The Trust is unable to predict future commodity prices. Lower commodity prices are likely to cause a reduction in the amount of oil, natural gas and natural gas liquids that is economic to produce from the underlying properties, which may in turn extend the length of time required to produce the Trust’s 10.61 MMBOE. Alternatively, higher commodity prices may potentially result in an increase in the amount of oil, natural gas and natural gas liquids that is economic to produce from the underlying properties, however, higher prices could result in increases in costs of materials, services and personnel. Furthermore, cash distributions to unitholders may decline at a faster rate than the rate of production due to industry-specific risks and uncertainties such as (i) oil and gas price declines, (ii) fixed and semi-variable costs not decreasing as fast as production volumes, (iii) expected future development being delayed, reduced or cancelled or (iv) increased operating or capital expenditures for non-operated properties that are outside the control of Whiting or the Trust.

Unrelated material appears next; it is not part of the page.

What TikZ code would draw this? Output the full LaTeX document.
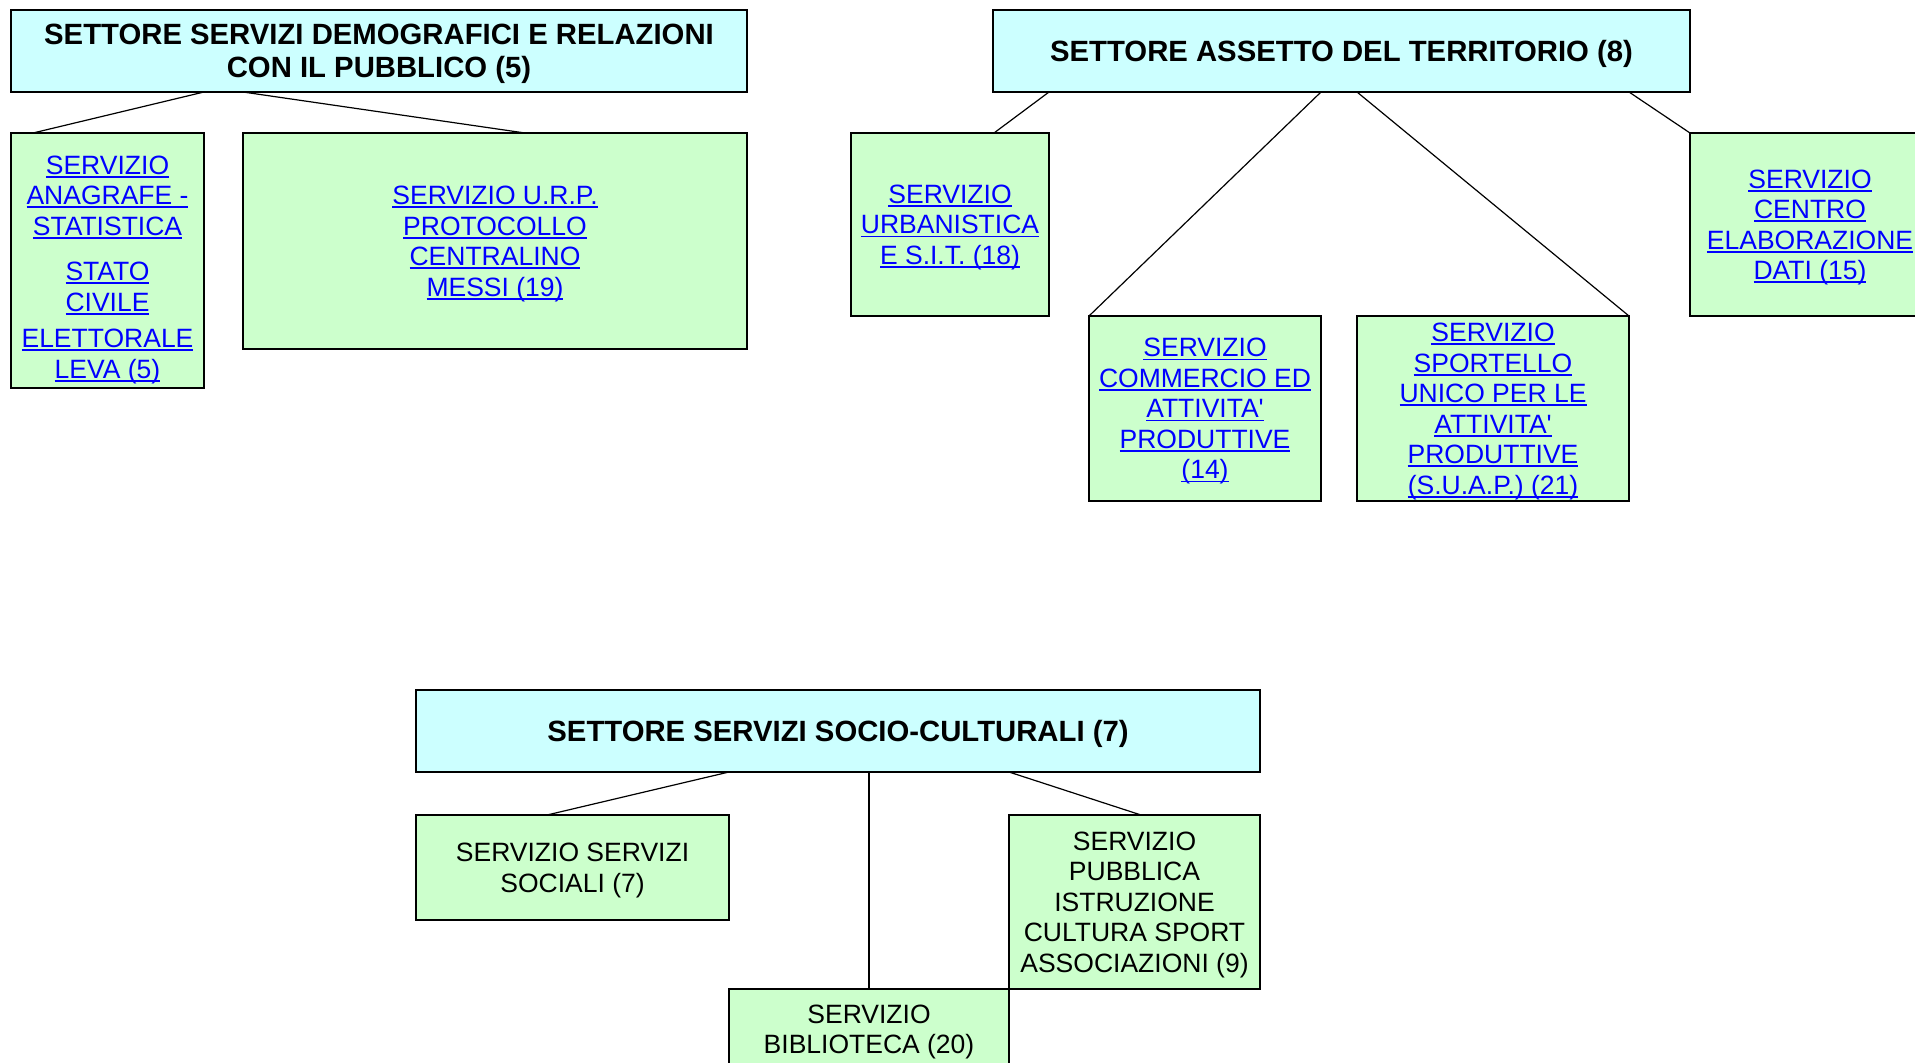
\documentclass[tikz,border=0pt]{standalone}
\usepackage{fontspec}
\setmainfont{Liberation Sans}
\usepackage{xcolor}
\usepackage{tikz}
\usetikzlibrary{positioning}

\definecolor{settcyan}{HTML}{CCFFFF}
\definecolor{servgreen}{HTML}{CCFFCC}
\definecolor{linkblue}{HTML}{0000FF}
% underlined link text, one line
\newcommand{\lk}[1]{\setbox0\hbox{#1}\rlap{\rule[-3.5pt]{\wd0}{1.6pt}}\box0}

\begin{document}
\begin{tikzpicture}[
            x = 1pt, y = -1pt, % one unit = one pixel
            semithick, % line style
            sector/.style = {draw, line width=2.8pt, fill=settcyan, align=center, text depth=0pt,
                font=\bfseries\fontsize{29.3}{33}\selectfont, inner sep=0pt, outer sep=0pt},
            serv/.style = {draw, line width=2pt, fill=servgreen, align=center, text depth=0pt,
                font=\fontsize{26.5}{30.5}\selectfont, inner sep=0pt, outer sep=0pt},
            servlink/.style = {serv, text=linkblue}
        ]

        \useasboundingbox (0,0) rectangle (1915,1063);

        % settore servizi demografici
        \node[sector, minimum width=736pt, minimum height=82pt, anchor=north west] (set1) at (11,10)
            {SETTORE SERVIZI DEMOGRAFICI E RELAZIONI\\CON IL PUBBLICO (5)};
        \node[servlink, minimum width=193pt, minimum height=255pt] (anag) [below right=41pt and 0pt of set1.south west]
            {\rule{0pt}{31pt}\lk{SERVIZIO}\\\lk{ANAGRAFE -}\\\lk{STATISTICA}\\[15pt]\lk{STATO}\\\lk{CIVILE}\\[6pt]\lk{ELETTORALE}\\\lk{LEVA (5)}};
        \node[servlink, minimum width=504pt, minimum height=216pt] (urp) [below left=41pt and 0pt of set1.south east]
            {\lk{SERVIZIO U.R.P.}\\\lk{PROTOCOLLO}\\\lk{CENTRALINO}\\\lk{MESSI (19)}};

        % settore assetto del territorio
        \node[sector, minimum width=697pt, minimum height=82pt] (set2) [right=246pt of set1]
            {SETTORE ASSETTO DEL TERRITORIO (8)};
        \node[servlink, minimum width=198pt, minimum height=183pt] (urb) [below right=41pt and -142pt of set2.south west]
            {\lk{SERVIZIO}\\\lk{URBANISTICA}\\\lk{E S.I.T. (18)}};
        \node[servlink, minimum width=232pt, minimum height=185pt] (comm) [below right=0pt and 40pt of urb.south east]
            {\lk{SERVIZIO}\\\lk{COMMERCIO ED}\\\lk{ATTIVITA\textquotesingle}\\\lk{PRODUTTIVE}\\\lk{(14)}};
        \node[servlink, minimum width=272pt, minimum height=185pt] (sport) [right=36pt of comm]
            {\lk{SERVIZIO}\\\lk{SPORTELLO}\\\lk{UNICO PER LE}\\\lk{ATTIVITA\textquotesingle}\\\lk{PRODUTTIVE}\\\lk{(S.U.A.P.) (21)}};
        \node[servlink, minimum width=240pt, minimum height=183pt] (ced) [below right=41pt and 0pt of set2.south east]
            {\lk{SERVIZIO}\\\lk{CENTRO}\\\lk{ELABORAZIONE}\\\lk{DATI (15)}};

        % settore servizi socio-culturali
        \node[sector, minimum width=844pt, minimum height=82pt, anchor=north west] (set3) at (416,690)
            {SETTORE SERVIZI SOCIO-CULTURALI (7)};
        \node[serv, minimum width=313pt, minimum height=105pt] (soc) [below right=43pt and 0pt of set3.south west]
            {SERVIZIO SERVIZI\\SOCIALI (7)};
        \node[serv, minimum width=251pt, minimum height=174pt] (pub) [below left=43pt and 0pt of set3.south east]
            {SERVIZIO\\PUBBLICA\\ISTRUZIONE\\CULTURA SPORT\\ASSOCIAZIONI (9)};
        \node[serv, minimum width=280pt, minimum height=80pt] (bib) [below left=0pt and 0pt of pub.south west]
            {SERVIZIO\\BIBLIOTECA (20)};

        \path[-, line width=1.2pt]
            (anag.north east |- set1.south)   edge   ([xshift=22pt]anag.north west)
            (urp.north west |- set1.south)    edge   ([xshift=282pt]urp.north west)

            (urb.north east |- set2.south)    edge   ([xshift=143pt]urb.north west)
            (comm.north east |- set2.south)   edge   (comm.north west)
            (sport.north west |- set2.south)  edge   (sport.north east)
            (sport.north east |- set2.south)  edge   (ced.north west)

            (soc.north east |- set3.south)    edge   ([xshift=131pt]soc.north west)
            (bib.north |- set3.south)         edge   (bib.north)
            (pub.north west |- set3.south)    edge   ([xshift=132pt]pub.north west);

\end{tikzpicture}
\end{document}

This press release contains forward-looking statements, including all statements made in this press release other than statements of historical fact. No assurances can be given that such statements will prove to be correct. The estimated time when the Trust will terminate is based on the Trust’s reserve report of the underlying properties as of December 31, 2016 and is subject to the assumptions contained therein. Additionally, the estimated time when the market price of the Trust units should decline to zero is based on the economic rights of the Trust units. The trading price of the Trust units is affected by factors outside of the control of the Trust or Whiting, including actions of market participants, among others. Other important factors that could cause actual results to differ materially include expenses of the Trust, fluctuations in oil and natural gas prices, uncertainty of estimates of oil and natural gas reserves and production, uncertainty as to the timing of any such production, risks inherent in the operation, production and development of oil and gas properties, and future production and development costs. Statements made in this press release are qualified by the cautionary statements made in this press release. The Trustee does not intend, and assumes no obligation, to update any of the statements included in this press release.